Pinot Noir is another story. As a crass, general rule of thumb, there is usually no such thing as a good, cheap Pinot. It’s either good, or it is not. “Nothing worse than a run-of-the-mill Pinot” is a phrase often echoing in wine bars across the country. Mark Twain once wrote about coffee in the same vein, but Pinot Noir even more so invites comment on quality. No other grape requires one to pay such attention to it. Good winemakers (another oxymoron) always ask Pinot what IT wants, and always get its consent, written or otherwise, before actually doing anything with that darned grape. Not so with obliging Merlot. Facile compared to Pinot.

So, color turns out to actually not be the question on Pinot. Each winemaker needs to make each wine what it wants to be—dark or light, big or svelte, it all depends on the area in which the grape was grown and what tools the winemaker has to address the grape. That P-noir likes to be consulted first makes Merlot no less of a grape, only a little less demanding than its Burgundy Brethren.

And with that explanation, folks, open up your hearts and your wallets and buy Merlot. Good, bad or indifferent, you will be making some poor winemaker’s life easier by increasing the demand for her/his beau Bordeaux.
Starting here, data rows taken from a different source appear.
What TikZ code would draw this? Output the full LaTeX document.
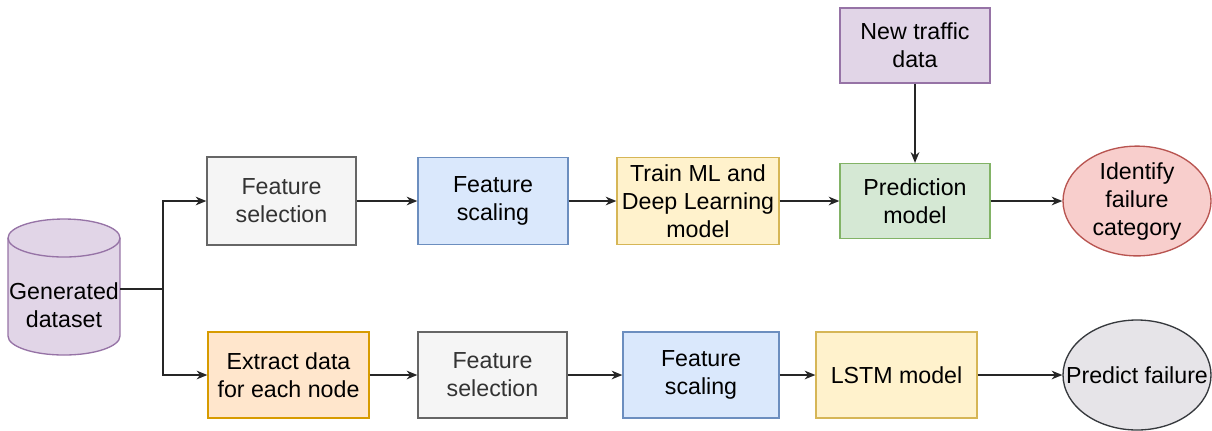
\documentclass[tikz,border=0pt]{standalone}
\usepackage{fontspec}
\setmainfont{Liberation Sans}
\usetikzlibrary{arrows.meta,shapes.geometric}
\definecolor{grayF}{HTML}{F5F5F5}\definecolor{grayD}{HTML}{666666}
\definecolor{blueF}{HTML}{DAE8FC}\definecolor{blueD}{HTML}{6C8EBF}
\definecolor{yelF}{HTML}{FFF2CC}\definecolor{yelD}{HTML}{D6B656}
\definecolor{orF}{HTML}{FFE6CC}\definecolor{orD}{HTML}{D79B00}
\definecolor{grnF}{HTML}{D5E8D4}\definecolor{grnD}{HTML}{82B366}
\definecolor{purF}{HTML}{E1D5E7}\definecolor{purD}{HTML}{9673A6}
\definecolor{redF}{HTML}{F8CECC}\definecolor{redD}{HTML}{B85450}
\definecolor{gryF}{HTML}{E6E4E8}\definecolor{gryD}{HTML}{36393D}
\definecolor{txtG}{HTML}{333333}
\tikzset{
  box/.style={rectangle, draw=#1D, fill=#1F, line width=1pt, align=center,
    font=\fontsize{17.4}{21}\selectfont, inner sep=0pt},
  oval/.style={ellipse, draw=#1D, fill=#1F, line width=1pt, align=center,
    font=\fontsize{17.4}{21}\selectfont, inner sep=0pt},
  link/.style={line width=1.1pt, draw=black!85, -{Stealth[length=8pt,width=6.5pt,inset=2.5pt]}},
  plain/.style={line width=1.1pt, draw=black!85},
}
\begin{document}
\begin{tikzpicture}[x=0.75pt, y=-0.75pt]
\useasboundingbox (0,0) rectangle (1212,430);

% database cylinder
\fill[purF] (8,238) rectangle (120,336);
\fill[purF] (64,336) ellipse [x radius=56, y radius=19];
\draw[purD, line width=1pt] (8,238) -- (8,336)
  arc[start angle=180, end angle=0, x radius=56, y radius=19] -- (120,238);
\draw[purD, fill=purF, line width=1pt] (64,238) ellipse [x radius=56, y radius=19];
\node[font=\fontsize{17.4}{21}\selectfont, align=center, inner sep=0pt] (ds) at (64,305) {Generated\\dataset};
\coordinate (dsr) at (120,289);
\coordinate (j) at (163,289);

% upper branch
\node[box=gray, text=txtG, minimum width=111.75pt, minimum height=66pt] (fs1) at (281.5,201) {Feature\\selection};
\node[box=blue, minimum width=112.5pt, minimum height=65.25pt] (sc1) at (493,201) {Feature\\scaling};
\node[box=yel, minimum width=121.5pt, minimum height=65.25pt] (tr) at (698,201) {Train ML and\\Deep Learning\\model};
\node[box=grn, minimum width=112.5pt, minimum height=56.25pt] (pm) at (915,201) {Prediction\\model};
\node[box=pur, minimum width=112.5pt, minimum height=56.25pt] (nt) at (915,45.5) {New traffic\\data};
\node[oval=red, minimum width=111pt, minimum height=74.25pt] (id) at (1137,201) {Identify\\failure\\category};

% lower branch
\node[box=or, minimum width=120.75pt, minimum height=64.5pt] (ex) at (288.5,375) {Extract data\\for each node};
\node[box=gray, text=txtG, minimum width=111.75pt, minimum height=64.5pt] (fs2) at (492.5,375) {Feature\\selection};
\node[box=blue, minimum width=117pt, minimum height=64.5pt] (sc2) at (701,375) {Feature\\scaling};
\node[box=yel, minimum width=120.75pt, minimum height=64.5pt] (lstm) at (896.5,375) {LSTM model};
\node[oval=gry, inner xsep=-14pt, minimum width=111pt, minimum height=82.5pt] (pf) at (1137,375) {Predict failure};

% connectors
\draw[plain] (dsr) -- (j);
\draw[link] (j) |- (fs1.west);
\draw[link] (j) |- (ex.west);
\draw[link] (fs1) -- (sc1);
\draw[link] (sc1) -- (tr);
\draw[link] (tr) -- (pm);
\draw[link] (nt) -- (pm);
\draw[link] (pm) -- (id);
\draw[link] (ex) -- (fs2);
\draw[link] (fs2) -- (sc2);
\draw[link] (sc2) -- (lstm);
\draw[link] (lstm) -- (pf);
\end{tikzpicture}
\end{document}
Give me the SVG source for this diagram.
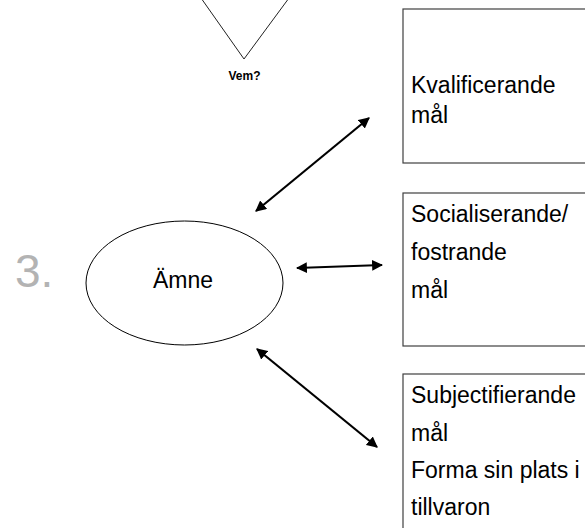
<svg xmlns="http://www.w3.org/2000/svg" width="585" height="528" viewBox="0 0 585 528">
<style>
.box{fill:#ffffff;stroke:#404040;stroke-width:1.2}
.t{font-family:"Liberation Sans",Arial,sans-serif;font-size:23px;fill:#000}
.conn{stroke:#000;stroke-width:2.2;fill:none;marker-start:url(#ah);marker-end:url(#ah)}
</style>
<defs>
<marker id="ah" viewBox="0 0 10 10" refX="9" refY="5" markerWidth="5" markerHeight="5" orient="auto-start-reverse" markerUnits="strokeWidth">
<path d="M0,0 L10,5 L0,10 z" fill="#000"/>
</marker>
</defs>
<rect width="585" height="528" fill="#fff"/>
<g id="vem">
<polyline points="201,-2 244,59 289,-2" fill="none" stroke="#222" stroke-width="1"/>
<text x="244.5" y="80" text-anchor="middle" font-family="Liberation Sans,Arial,sans-serif" font-size="12" font-weight="bold">Vem?</text>
</g>
<g id="label3">
<text x="15" y="287" font-family="Liberation Sans,Arial,sans-serif" font-size="46" fill="#b3b3b3">3.</text>
</g>
<g id="amne">
<ellipse cx="184.5" cy="283" rx="98.5" ry="62" fill="#fff" stroke="#000" stroke-width="1"/>
<text x="183" y="288" text-anchor="middle" class="t" font-size="21">Ämne</text>
</g>
<g id="kval">
<rect class="box" x="403" y="9" width="190" height="154"/>
<text class="t" x="411" y="93">Kvalificerande</text>
<text class="t" x="411" y="123">mål</text>
</g>
<g id="soc">
<rect class="box" x="403" y="193" width="190" height="153"/>
<text class="t" x="411" y="222">Socialiserande/</text>
<text class="t" x="411" y="260">fostrande</text>
<text class="t" x="411" y="298">mål</text>
</g>
<g id="subj">
<rect class="box" x="403" y="374" width="190" height="160"/>
<text class="t" x="411" y="403">Subjectifierande</text>
<text class="t" x="411" y="441">mål</text>
<text class="t" x="411" y="478">Forma sin plats i</text>
<text class="t" x="411" y="515">tillvaron</text>
</g>
<g id="connectors">
<line class="conn" x1="256" y1="211" x2="369" y2="118"/>
<line class="conn" x1="297" y1="268" x2="382" y2="265"/>
<line class="conn" x1="257" y1="349" x2="377" y2="447"/>
</g>
</svg>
Which means more Merlot grapes planted and made into the liquid stuff, which means less job stress for your local oenologist. Save those big bucks for she-who-must-be-obeyed, the one they call “the heartbreak grape”, which is the passion and the true cross of most wine buffs, be they makers or consumers. Big or finessed, there is someone’s dedicated love and heart in every really good bottle of Pinot noir. And that is no oxymoron—only a bit harder to find.